Personal information
- Full name: Edward Russell Ogden
- Born: 17 June 1862 Oakville, Canada West
- Died: 15 May 1913 (aged 50) Chicago, Illinois, United States
- Batting: Left-handed
- Bowling: Right-arm medium

Career statistics
| Competition | First-class |
| Matches | 1 |
| Runs scored | 65 |
| Batting average | 65.00 |
| 100s/50s | –/– |
| Top score | 49 |
| Balls bowled | 32 |
| Wickets | 0 |
| Bowling average | – |
| 5 wickets in innings | – |
| 10 wickets in match | – |
| Best bowling | – |
| Catches/stumpings | –/– |
- Source: Cricinfo, 30 January 2022

= Edward Ogden =

Canadian-American cricketer and medical doctor

Edward Russell Ogden (17 June 1862 – 15 May 1913) was a Canadian-born American first-class cricketer and medical doctor.

The son of Dr. Edwy J. Ogden, he was born in June 1862 at Oakville, Canada West. He was educated at the Upper Canada College, where he played for the college cricket team, before following in his father's footsteps by becoming a medical doctor.

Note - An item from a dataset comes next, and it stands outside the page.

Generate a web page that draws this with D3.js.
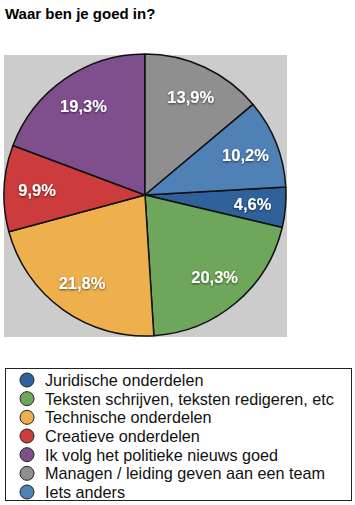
<!DOCTYPE html>
<html>
<head>
<meta charset="utf-8">
<script src="https://cdn.jsdelivr.net/npm/d3@7"></script>
<style>
  body { margin: 0; background: #fff; }
  svg { display: block; font-family: "Liberation Sans", Arial, Helvetica, sans-serif; }
</style>
</head>
<body>
<svg id="chart" width="355" height="505"></svg>
<script>
// Data
const categories = [
  "Juridische onderdelen",
  "Teksten schrijven, teksten redigeren, etc",
  "Technische onderdelen",
  "Creatieve onderdelen",
  "Ik volg het politieke nieuws goed",
  "Managen / leiding geven aan een team",
  "Iets anders"
];
const values = [4.6, 20.3, 21.8, 9.9, 19.3, 13.9, 10.2];
const labels = ["4,6%", "20,3%", "21,8%", "9,9%", "19,3%", "13,9%", "10,2%"];
const colors = ["#30619a", "#6ea65b", "#eeb04c", "#cc3c3c", "#7f4e8d", "#8f8f8f", "#4f80b6"];

const svg = d3.select("#chart");

// Title
svg.append("text")
  .attr("x", 5).attr("y", 19)
  .style("font-size", "15px").style("font-weight", "bold")
  .text("Waar ben je goed in?");

// grey plot area
svg.append("rect")
  .attr("x", 4).attr("y", 55)
  .attr("width", 283).attr("height", 282)
  .attr("fill", "#cccccc");

const cx = 145, cy = 195, r = 141;

// the last two slices sit before 12 o'clock's clockwise start of the first one
const total = d3.sum(values);
const offset = (values[5] + values[6]) / total * 2 * Math.PI;

const pie = d3.pie().sort(null).value(d => d)
  .startAngle(offset).endAngle(offset + 2 * Math.PI);
const arcs = pie(values);

const arc = d3.arc().innerRadius(0).outerRadius(r);
const labelArc = d3.arc().innerRadius(108).outerRadius(108);

const defs = svg.append("defs");
const shadow = defs.append("filter").attr("id", "shadow")
  .attr("x", "-20%").attr("y", "-20%").attr("width", "140%").attr("height", "140%");
shadow.append("feDropShadow")
  .attr("dx", 0).attr("dy", 1).attr("stdDeviation", 1.2)
  .attr("flood-color", "#000").attr("flood-opacity", 0.6);

const g = svg.append("g").attr("transform", `translate(${cx},${cy})`);

g.selectAll("path.slice")
  .data(arcs)
  .enter()
  .append("path")
    .attr("class", "slice")
    .attr("d", arc)
    .attr("fill", (d, i) => colors[i])
    .attr("stroke", "#111")
    .attr("stroke-width", 1.5)
    .attr("stroke-linejoin", "round");

g.selectAll("text.lbl")
  .data(arcs)
  .enter()
  .append("text")
    .attr("class", "lbl")
    .attr("transform", d => `translate(${labelArc.centroid(d)})`)
    .attr("text-anchor", "middle")
    .attr("dy", "0.35em")
    .attr("fill", "#fff")
    .attr("filter", "url(#shadow)")
    .style("font-size", "16.5px").style("font-weight", "bold")
    .text((d, i) => labels[i]);

// Legend
const legend = svg.append("g");
legend.append("rect")
  .attr("x", 5.5).attr("y", 368.5)
  .attr("width", 346).attr("height", 132)
  .attr("fill", "#fff").attr("stroke", "#222").attr("stroke-width", 1);

const rowY = d3.scaleLinear().domain([0, categories.length - 1]).range([380, 492]);

const items = legend.selectAll("g.item")
  .data(categories)
  .enter()
  .append("g")
    .attr("class", "item")
    .attr("transform", (d, i) => `translate(0,${rowY(i)})`);

items.append("circle")
  .attr("cx", 27).attr("cy", 0).attr("r", 7)
  .attr("fill", (d, i) => colors[i])
  .attr("stroke", "#222").attr("stroke-width", 1);

items.append("text")
  .attr("x", 45).attr("y", 0)
  .attr("dy", "0.36em")
  .style("font-size", "16.2px")
  .attr("fill", "#111")
  .text(d => d);
</script>
</body>
</html>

He was initially a member of the Toronto Cricket Club, in addition to playing minor matches for Canada against the United States in 1881, 1883 and 1884. From Toronto he relocated his medical practice to Chicago in the United States; there he played for the Chicago Cricket Club, which had been founded by his father in 1876. Considered the best all-rounder in North America at the time, Ogden made a single appearance in first-class cricket for the United States against the Gentlemen of Philadelphia at Philadelphia in 1883. Batting twice in the match, he was dismissed in the United States first innings by Walter Clark for 49 runs, while in their second innings he shared in a match-winning partnership of 26 with William Bottomore in which Ogden contributed 16 runs. With his right-arm medium pace bowling, he bowled eight wicketless overs in the Philadelphia first innings. He returned to play for Canada as captain on their 1887 tour of England, scoring 701 runs and taking 91 wickets. Wisden noted that he "was clearly the best all-round player in the side". Ogden died at Chicago in May 1913.